Une grande majorité des élèves les suivent de façon régulière du primaire jusqu’au bac. Les frais d’inscription à ces cours sont de plus en plus élevés et touchent jusqu’à 80% des élèves dans les classes terminales. Même l’éducation sportive n’échappe pas à la nouvelle mode. Notamment à l’approche des épreuves d’Eps pour les candidats au bac. Des sommes conséquentes sont dépensées à cet effet. Les séances vont de 50 à 70 D. Dans certaines salles de sport, les tarifs sont encore plus élevés en raison des équipements mis à la disposition des élèves. Pour ce qui est des cours dans les différents autres niveaux de l’enseignement, les tarifs varient selon la matière, la “réputation” du prof ou de l’instituteur, de la région et de la situation économique des familles.
Tarifs élevés
Il y a plusieurs variables qui entrent en jeu et déterminent, par conséquent, les prix des séances. Celles-ci sont, généralement, au nombre de 4. Si nous prenons l’exemple d’un professeur de physique-chimie, il faut compter entre 80 et 120 D les 4 séances. Cela dépend du niveau des élèves. C’est presque le même tarif pour un prof de maths. S’agissant des autres matières comme les sciences, l’arabe ou le français, les tarifs sont plus “cléments”. Ils oscillent entre 40, 50 ou 60 D selon les niveaux. On voit donc qu’il s’agit d’une charge de plus pour les familles tunisiennes qui croyaient avoir inscrit leurs enfants dans une école publique gratuite, mais qui s’aperçoivent qu’en fait, ils dépensent des sommes énormes rien que pour leur assurer un minimum de connaissances.

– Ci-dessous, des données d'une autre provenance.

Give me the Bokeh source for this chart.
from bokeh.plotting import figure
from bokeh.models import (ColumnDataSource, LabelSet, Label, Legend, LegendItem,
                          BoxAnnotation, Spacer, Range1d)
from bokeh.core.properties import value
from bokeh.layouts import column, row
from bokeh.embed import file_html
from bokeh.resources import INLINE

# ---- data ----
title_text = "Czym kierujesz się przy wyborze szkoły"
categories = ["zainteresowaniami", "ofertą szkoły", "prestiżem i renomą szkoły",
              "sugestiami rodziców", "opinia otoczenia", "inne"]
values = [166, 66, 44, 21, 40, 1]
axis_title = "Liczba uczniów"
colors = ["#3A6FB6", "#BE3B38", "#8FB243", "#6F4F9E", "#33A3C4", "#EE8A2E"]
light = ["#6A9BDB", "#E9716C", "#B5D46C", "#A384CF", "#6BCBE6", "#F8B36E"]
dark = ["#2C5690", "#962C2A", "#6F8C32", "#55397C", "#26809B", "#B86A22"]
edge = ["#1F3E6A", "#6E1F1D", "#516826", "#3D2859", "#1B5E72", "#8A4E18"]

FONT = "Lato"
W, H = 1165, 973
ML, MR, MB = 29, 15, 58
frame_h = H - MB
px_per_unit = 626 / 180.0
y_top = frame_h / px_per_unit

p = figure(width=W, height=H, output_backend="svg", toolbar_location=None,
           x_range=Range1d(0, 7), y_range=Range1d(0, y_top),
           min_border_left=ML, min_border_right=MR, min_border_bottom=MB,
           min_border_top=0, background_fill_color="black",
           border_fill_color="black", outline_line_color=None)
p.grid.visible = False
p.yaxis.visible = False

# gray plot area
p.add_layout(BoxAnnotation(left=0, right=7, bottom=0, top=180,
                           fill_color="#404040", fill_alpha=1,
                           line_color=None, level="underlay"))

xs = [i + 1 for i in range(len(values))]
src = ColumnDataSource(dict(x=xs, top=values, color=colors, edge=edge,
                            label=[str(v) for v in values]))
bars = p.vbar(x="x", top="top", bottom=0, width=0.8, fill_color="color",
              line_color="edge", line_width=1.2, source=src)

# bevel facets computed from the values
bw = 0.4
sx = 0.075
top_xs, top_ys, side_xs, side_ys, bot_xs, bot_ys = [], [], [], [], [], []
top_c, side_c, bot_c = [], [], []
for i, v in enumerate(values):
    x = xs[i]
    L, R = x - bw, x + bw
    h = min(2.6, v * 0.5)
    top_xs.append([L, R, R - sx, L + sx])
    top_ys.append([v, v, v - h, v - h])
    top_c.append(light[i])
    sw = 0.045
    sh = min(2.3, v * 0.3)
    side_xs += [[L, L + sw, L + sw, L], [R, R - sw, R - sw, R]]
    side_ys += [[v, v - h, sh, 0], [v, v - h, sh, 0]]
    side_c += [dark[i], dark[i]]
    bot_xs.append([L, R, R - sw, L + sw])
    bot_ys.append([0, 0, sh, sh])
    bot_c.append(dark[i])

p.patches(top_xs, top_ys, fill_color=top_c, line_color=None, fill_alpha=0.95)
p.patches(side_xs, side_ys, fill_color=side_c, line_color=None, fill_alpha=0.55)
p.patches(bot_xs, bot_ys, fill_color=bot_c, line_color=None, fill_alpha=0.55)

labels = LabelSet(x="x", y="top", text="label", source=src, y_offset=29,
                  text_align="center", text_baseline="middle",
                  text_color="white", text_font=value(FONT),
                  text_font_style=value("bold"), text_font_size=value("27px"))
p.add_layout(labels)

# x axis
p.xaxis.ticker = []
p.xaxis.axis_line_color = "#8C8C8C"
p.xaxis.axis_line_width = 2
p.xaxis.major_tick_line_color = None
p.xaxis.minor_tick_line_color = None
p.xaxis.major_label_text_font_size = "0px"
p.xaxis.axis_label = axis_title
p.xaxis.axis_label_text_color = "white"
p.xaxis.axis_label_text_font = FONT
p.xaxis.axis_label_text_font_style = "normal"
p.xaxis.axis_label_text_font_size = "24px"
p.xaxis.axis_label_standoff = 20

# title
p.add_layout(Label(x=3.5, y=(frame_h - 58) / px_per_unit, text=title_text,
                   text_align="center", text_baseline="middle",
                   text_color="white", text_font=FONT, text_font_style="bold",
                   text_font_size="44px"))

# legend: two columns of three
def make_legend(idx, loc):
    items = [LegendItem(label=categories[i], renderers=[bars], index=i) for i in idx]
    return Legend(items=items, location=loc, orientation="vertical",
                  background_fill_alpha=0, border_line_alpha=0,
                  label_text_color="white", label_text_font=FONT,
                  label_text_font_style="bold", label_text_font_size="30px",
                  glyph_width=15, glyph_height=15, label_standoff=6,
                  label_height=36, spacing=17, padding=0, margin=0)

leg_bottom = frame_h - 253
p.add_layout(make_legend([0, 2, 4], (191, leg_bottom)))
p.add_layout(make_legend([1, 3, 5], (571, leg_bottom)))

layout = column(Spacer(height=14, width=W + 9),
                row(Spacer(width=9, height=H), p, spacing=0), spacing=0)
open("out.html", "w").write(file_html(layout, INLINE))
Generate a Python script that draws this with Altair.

Devant cette nouvelle (ancienne ?) donne qui ne cesse de prendre des proportions alarmantes, le ministère était contraint, une fois encore, de sortir le carton jaune. Serait-ce suffisant ? En tout cas, on ne voit pas quels sont les moyens dont il dispose pour mettre en œuvre ces mesures.
Le premier outil pratique n’est autre que celui prôné par l’article 1 du décret gouvernemental n° 1619-2005. Ce dernier “fixe les conditions d’organisation des leçons de soutien et des cours particuliers au sein des établissements éducatifs publics, afin d’assurer la réalisation des objectifs éducatifs de ces leçons et dans le but d’aider l’élève à renforcer ses capacités cognitives et de consolider ses acquis et d’améliorer sa formation”. Or, ce type de cours de soutien n’est mis en œuvre qu’au niveau des écoles primaires. Il est rare dans les autres niveaux. Les enseignants n’ont pas tendance à se bousculer au portillon pour l’assurer. Les tarifs sont jugés trop “faibles” et trop contraignants (entre 30 et 45 D). Il y a, aussi, les prélèvements opérés au profit des responsables qui vont superviser l’opération ainsi que la part destinée à l’Organisation tunisienne de l’éducation et de la famille. Travailler en dehors de ce cadre est, assurément, plus rentable. De plus, les élèves n’adhèrent pas à ces cours et préfèrent faire leurs propres choix de l’enseignant. En un mot, ils fuient le cadre et l’environnement scolaire peu attrayants.
Sanctions
Des leçons de soutien sont organisées au sein des établissements éducatifs publics et en dehors de l’emploi du temps des élèves, lesdites leçons sont gratuites. C’est ce que stipule l’article 4 du chapitre II du décret gouvernemental sus- mentionné. Il est regrettable que tout cela n’existe que sur le papier. Dans les faits, c’est une autre paire de manches. Bien que tout soit clair, on ne s’explique pas pourquoi on n’a pas encore obtenu de vrais résultats. On sait (et c’est ce que veut souligner le ministère de l’Education) que l’organisation des cours particuliers au sein des établissements scolaires publics obéit aux dispositions de l’article 7 du chapitre II. Ce dernier précise qu’ «il est strictement interdit aux enseignants exerçant dans les différents établissements éducatifs publics relevant du ministère de l’Education d’exercer l’activité d’organisation des cours particuliers en dehors des établissements éducatifs publics».
Des sanctions sont prévues à l’encontre de tous les contrevenants. C’est ce que précise l’article 12 du chapitre IV du décret gouvernemental : “Outre le retrait de l’autorisation, toute infraction aux dispositions du décret gouvernemental entraîne, le cas échéant, l’application des sanctions disciplinaires et pénales prévues par la législation et les réglementations en vigueur.” L’article 13 ajoute que l’exercice de l’activité d’organisation des cours particuliers en dehors des établissements éducatifs publics entraîne la sanction disciplinaire du deuxième degré. En cas de récidive, la sanction de révocation peut être infligée à l’auteur de l’infraction.
Or, les élèves et leurs parents optent pour le côté pratique. Malgré les tarifs très élevés pratiqués par les profs qui donnent des cours particuliers à titre privé, c’est ce que la plupart des gens choisissent. Cela s’explique par la proximité du domicile ou par la flexibilité des horaires.